'It is the equivalent of harnessing the power of a supercomputer'

February 17, 2006

Myles Allen has teamed up with the BBC to harness the power of the public's PCs to predict climate change

Myles Allen is running the world's largest scientific experiment to predict the future climate.

The Oxford University physicist teamed up with the BBC this week, as part of its series of programmes on climate change, to harness the massed computing power of the public when their computers are not being used.

Participants are asked to download a computer climate model that will run thousands of times with tiny variations to help the scientists understand the effect of small changes to the environment and to refine their predictions.

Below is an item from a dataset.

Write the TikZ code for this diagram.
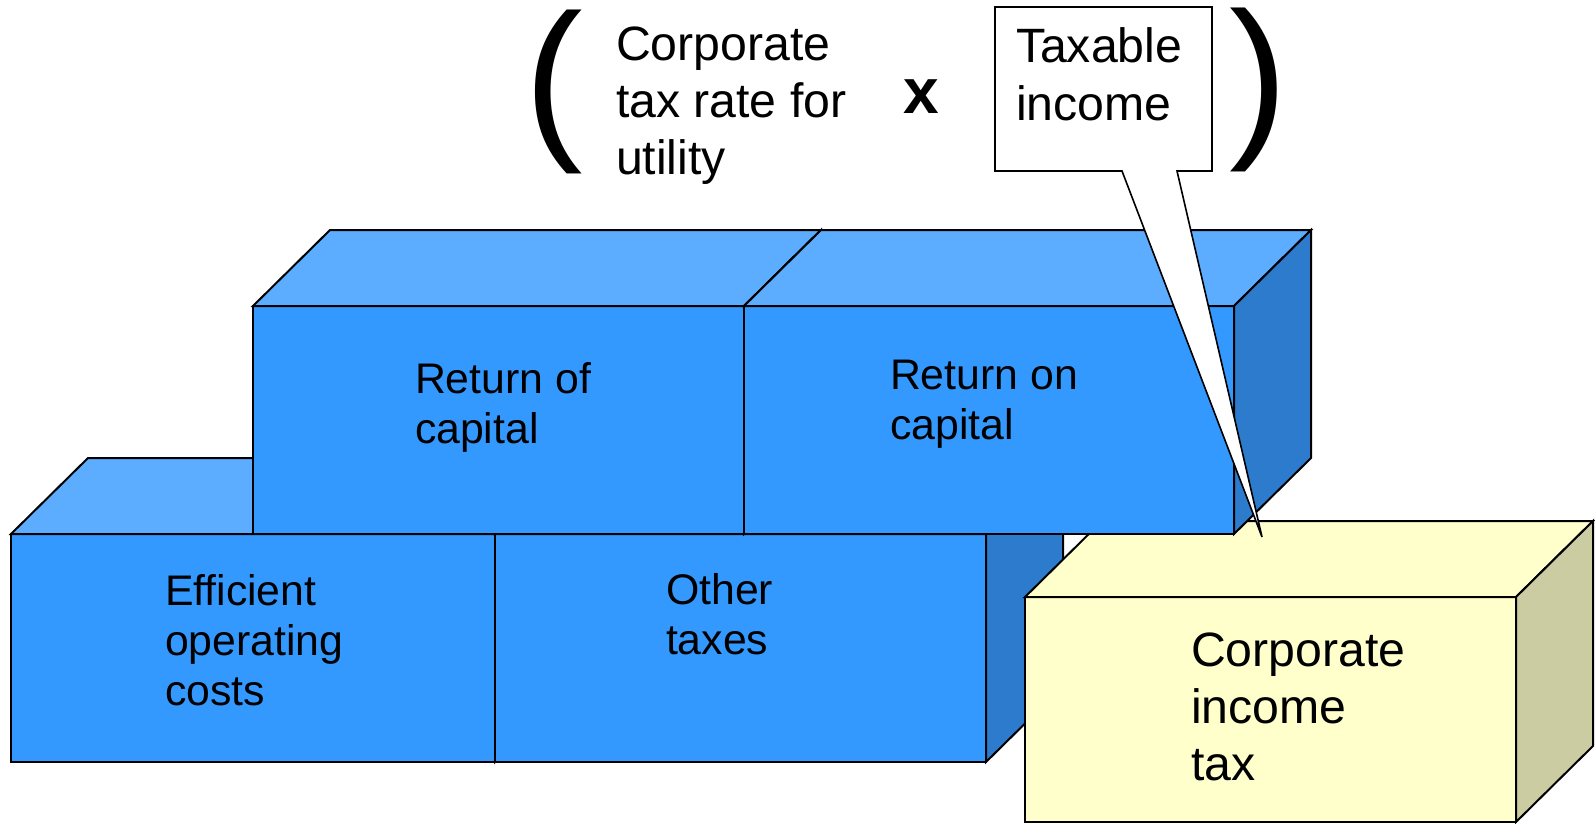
\documentclass[tikz,border=0pt]{standalone}
\usepackage{fontspec}
\setmainfont{Liberation Sans}

\definecolor{brickfront}{HTML}{3399FF}
\definecolor{bricktop}{HTML}{5CACFF}
\definecolor{brickside}{HTML}{2C7BCC}
\definecolor{taxfront}{HTML}{FFFFCC}
\definecolor{taxside}{HTML}{CCCCA3}

\tikzset{
	face/.style={draw=black, line width=1pt, line join=miter},
	bricktext/.style={anchor=base west, inner sep=0pt, outer sep=0pt, align=left, font=\fontsize{21.4}{25}\selectfont},
	bigtext/.style={anchor=base west, inner sep=0pt, outer sep=0pt, align=left, font=\fontsize{24.1}{28.5}\selectfont},
}

% brick: front top-left (#1,#2), width #3, height #4, colours front/top/side
\newcommand{\brick}[7]{%
	\filldraw[face, fill=#5] (#1,#2) rectangle ++(#3,#4);
	\filldraw[face, fill=#6] (#1,#2) -- ++(77,-76) -- ++(#3,0) -- ++(-77,76) -- cycle;
	\filldraw[face, fill=#7] (#1+#3,#2) -- ++(77,-76) -- ++(0,#4) -- ++(-77,76) -- cycle;
}

\begin{document}
\begin{tikzpicture}[x=0.5pt, y=-0.5pt]
	\useasboundingbox (0,0) rectangle (1595,824);
	
	% 1. 下层两块砖
	\brick{11}{534}{484}{228}{brickfront}{bricktop}{brickside}
	\brick{495}{534}{491}{228}{brickfront}{bricktop}{brickside}
	
	% 2. 黄色的砖 (所得税)
	\brick{1025}{597}{491}{225}{taxfront}{taxfront}{taxside}
	
	% 3. 上层两块砖
	\brick{253}{306}{491}{228}{brickfront}{bricktop}{brickside}
	\brick{744}{306}{490}{228}{brickfront}{bricktop}{brickside}
	
	% 4. 砖上的文字 (坐标取最后一行的基线)
	\node[bricktext] (eoc) at (165,705) {Efficient\\operating\\costs};
	\node[bricktext] (other) at (666,654) {Other\\taxes};
	\node[bricktext] (roc) at (415,443) {Return of\\capital};
	\node[bricktext] (ron) at (890,439) {Return on\\capital};
	\node[bigtext] (cit) at (1191,780) {Corporate\\income\\tax};
	
	% 5. 上方的公式
	\node[anchor=base west, inner sep=0pt, outer sep=0pt, font=\fontsize{88}{88}\selectfont] (lparen) at (524,138) {(};
	\node[bigtext] (rate) at (616,175) {Corporate\\tax rate for\\utility};
	\node[anchor=base west, inner sep=0pt, outer sep=0pt, font=\bfseries\fontsize{32}{32}\selectfont] (times) at (903,113) {x};
	\node[anchor=base west, inner sep=0pt, outer sep=0pt, font=\fontsize{88}{88}\selectfont] (rparen) at (1229,135) {)};
	
	% 6. 标注框 "Taxable income"，尖端指向黄色砖
	\coordinate (tip) at (1262,537);
	\filldraw[face, line width=0.8pt, fill=white] (995,7) -- (1212,7) -- (1212,171) -- (1177,171)
		-- (tip) -- (1122,171) -- (995,171) -- cycle;
	\node[bigtext] (taxable) at (1016,120) {Taxable\\income};
	
\end{tikzpicture}
\end{document}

Subsequent to the BBC coverage on Tuesday, Dr Allen said: "Some 5,000 people already signed up today and it will hit the main news at 6pm. That's the equivalent of harnessing the power of a supercomputer. If another 20,000 sign up tonight, that will be double the capacity of the world's largest supercomputer looking at climate change - the earth simulator in Japan. From the research point of view, it's getting more computing capacity and doing research we couldn't hope to do in any other way."

Expanding the project to include thousands more computers will allow the team to create atmosphere and ocean climate change simulations that run from 1920 to 2080.

Dr Allen first explained his idea for the project - www.climateprediction.net - in an article on DIY climate prediction in 1999. The project launched in 2003 and 25,000 users worldwide registered on the first weekend.